DO THIS
Will you transcribe all the entries word for word, skipping the pictures they hold?

··· DATA ROWS

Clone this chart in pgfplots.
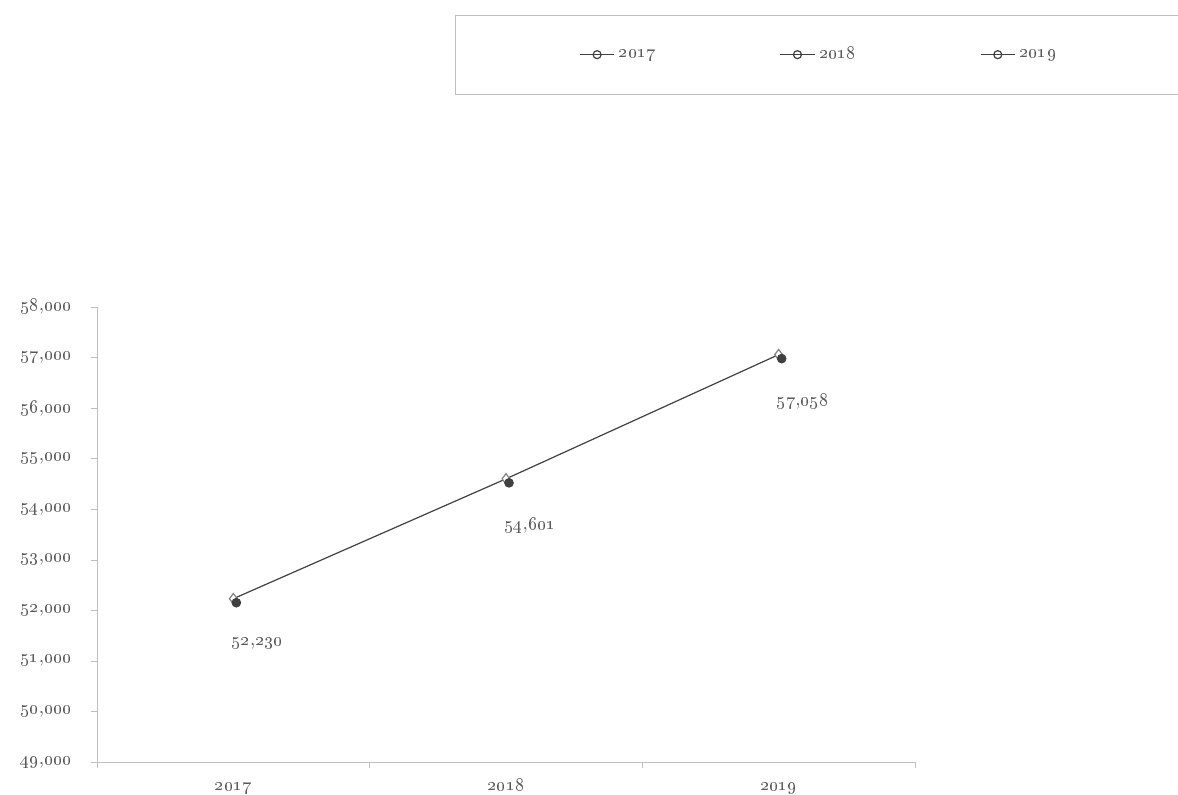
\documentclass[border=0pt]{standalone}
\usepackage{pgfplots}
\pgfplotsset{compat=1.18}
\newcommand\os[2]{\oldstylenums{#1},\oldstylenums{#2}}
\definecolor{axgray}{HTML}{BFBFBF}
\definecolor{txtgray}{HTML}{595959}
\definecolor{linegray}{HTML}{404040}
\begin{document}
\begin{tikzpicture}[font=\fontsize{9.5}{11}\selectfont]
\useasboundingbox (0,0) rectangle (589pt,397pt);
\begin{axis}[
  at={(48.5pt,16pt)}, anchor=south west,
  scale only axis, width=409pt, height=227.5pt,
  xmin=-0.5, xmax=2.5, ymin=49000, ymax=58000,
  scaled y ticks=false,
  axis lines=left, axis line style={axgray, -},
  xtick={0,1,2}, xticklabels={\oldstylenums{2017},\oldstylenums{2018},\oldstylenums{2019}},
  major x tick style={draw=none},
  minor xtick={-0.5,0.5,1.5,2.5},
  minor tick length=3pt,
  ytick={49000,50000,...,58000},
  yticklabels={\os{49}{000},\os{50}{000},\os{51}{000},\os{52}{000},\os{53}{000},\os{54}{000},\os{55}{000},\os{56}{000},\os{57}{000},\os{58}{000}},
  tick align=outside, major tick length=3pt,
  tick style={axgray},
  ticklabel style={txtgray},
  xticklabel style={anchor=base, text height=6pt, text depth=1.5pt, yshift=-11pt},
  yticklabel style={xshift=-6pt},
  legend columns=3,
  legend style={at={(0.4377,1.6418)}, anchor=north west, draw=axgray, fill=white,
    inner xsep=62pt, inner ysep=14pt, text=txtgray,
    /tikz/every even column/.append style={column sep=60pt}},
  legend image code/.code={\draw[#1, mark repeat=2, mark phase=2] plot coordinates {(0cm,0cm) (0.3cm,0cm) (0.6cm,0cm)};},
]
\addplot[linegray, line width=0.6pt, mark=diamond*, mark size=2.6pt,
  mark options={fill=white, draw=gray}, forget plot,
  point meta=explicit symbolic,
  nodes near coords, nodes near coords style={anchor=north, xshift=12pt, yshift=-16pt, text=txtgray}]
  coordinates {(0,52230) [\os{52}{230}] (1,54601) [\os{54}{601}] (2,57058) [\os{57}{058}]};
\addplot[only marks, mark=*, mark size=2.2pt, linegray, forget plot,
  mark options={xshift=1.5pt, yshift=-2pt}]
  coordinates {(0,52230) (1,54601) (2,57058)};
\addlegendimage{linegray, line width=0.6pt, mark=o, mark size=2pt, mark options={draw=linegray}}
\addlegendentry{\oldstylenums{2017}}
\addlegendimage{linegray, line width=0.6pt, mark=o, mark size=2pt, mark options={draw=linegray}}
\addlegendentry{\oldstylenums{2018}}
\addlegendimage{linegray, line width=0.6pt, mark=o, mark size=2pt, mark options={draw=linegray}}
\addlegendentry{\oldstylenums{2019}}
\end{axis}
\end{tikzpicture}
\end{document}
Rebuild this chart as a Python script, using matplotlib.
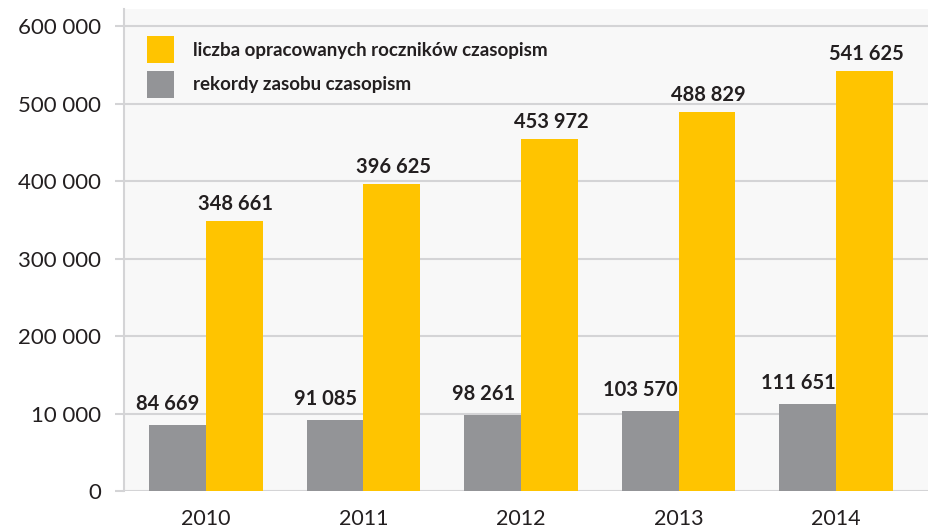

······

FULL OUTPUT
Clone this chart in pgfplots.
\documentclass[border=0pt]{standalone}
\usepackage{pgfplots}
\pgfplotsset{compat=1.18}
\newcommand\os[2]{\oldstylenums{#1},\oldstylenums{#2}}
\definecolor{axgray}{HTML}{BFBFBF}
\definecolor{txtgray}{HTML}{595959}
\definecolor{linegray}{HTML}{404040}
\begin{document}
\begin{tikzpicture}[font=\fontsize{9.5}{11}\selectfont]
\useasboundingbox (0,0) rectangle (589pt,397pt);
\begin{axis}[
  at={(48.5pt,16pt)}, anchor=south west,
  scale only axis, width=409pt, height=227.5pt,
  xmin=-0.5, xmax=2.5, ymin=49000, ymax=58000,
  scaled y ticks=false,
  axis lines=left, axis line style={axgray, -},
  xtick={0,1,2}, xticklabels={\oldstylenums{2017},\oldstylenums{2018},\oldstylenums{2019}},
  major x tick style={draw=none},
  minor xtick={-0.5,0.5,1.5,2.5},
  minor tick length=3pt,
  ytick={49000,50000,...,58000},
  yticklabels={\os{49}{000},\os{50}{000},\os{51}{000},\os{52}{000},\os{53}{000},\os{54}{000},\os{55}{000},\os{56}{000},\os{57}{000},\os{58}{000}},
  tick align=outside, major tick length=3pt,
  tick style={axgray},
  ticklabel style={txtgray},
  xticklabel style={anchor=base, text height=6pt, text depth=1.5pt, yshift=-11pt},
  yticklabel style={xshift=-6pt},
  legend columns=3,
  legend style={at={(0.4377,1.6418)}, anchor=north west, draw=axgray, fill=white,
    inner xsep=62pt, inner ysep=14pt, text=txtgray,
    /tikz/every even column/.append style={column sep=60pt}},
  legend image code/.code={\draw[#1, mark repeat=2, mark phase=2] plot coordinates {(0cm,0cm) (0.3cm,0cm) (0.6cm,0cm)};},
]
\addplot[linegray, line width=0.6pt, mark=diamond*, mark size=2.6pt,
  mark options={fill=white, draw=gray}, forget plot,
  point meta=explicit symbolic,
  nodes near coords, nodes near coords style={anchor=north, xshift=12pt, yshift=-16pt, text=txtgray}]
  coordinates {(0,52230) [\os{52}{230}] (1,54601) [\os{54}{601}] (2,57058) [\os{57}{058}]};
\addplot[only marks, mark=*, mark size=2.2pt, linegray, forget plot,
  mark options={xshift=1.5pt, yshift=-2pt}]
  coordinates {(0,52230) (1,54601) (2,57058)};
\addlegendimage{linegray, line width=0.6pt, mark=o, mark size=2pt, mark options={draw=linegray}}
\addlegendentry{\oldstylenums{2017}}
\addlegendimage{linegray, line width=0.6pt, mark=o, mark size=2pt, mark options={draw=linegray}}
\addlegendentry{\oldstylenums{2018}}
\addlegendimage{linegray, line width=0.6pt, mark=o, mark size=2pt, mark options={draw=linegray}}
\addlegendentry{\oldstylenums{2019}}
\end{axis}
\end{tikzpicture}
\end{document}
Rebuild this chart as a Python script, using matplotlib.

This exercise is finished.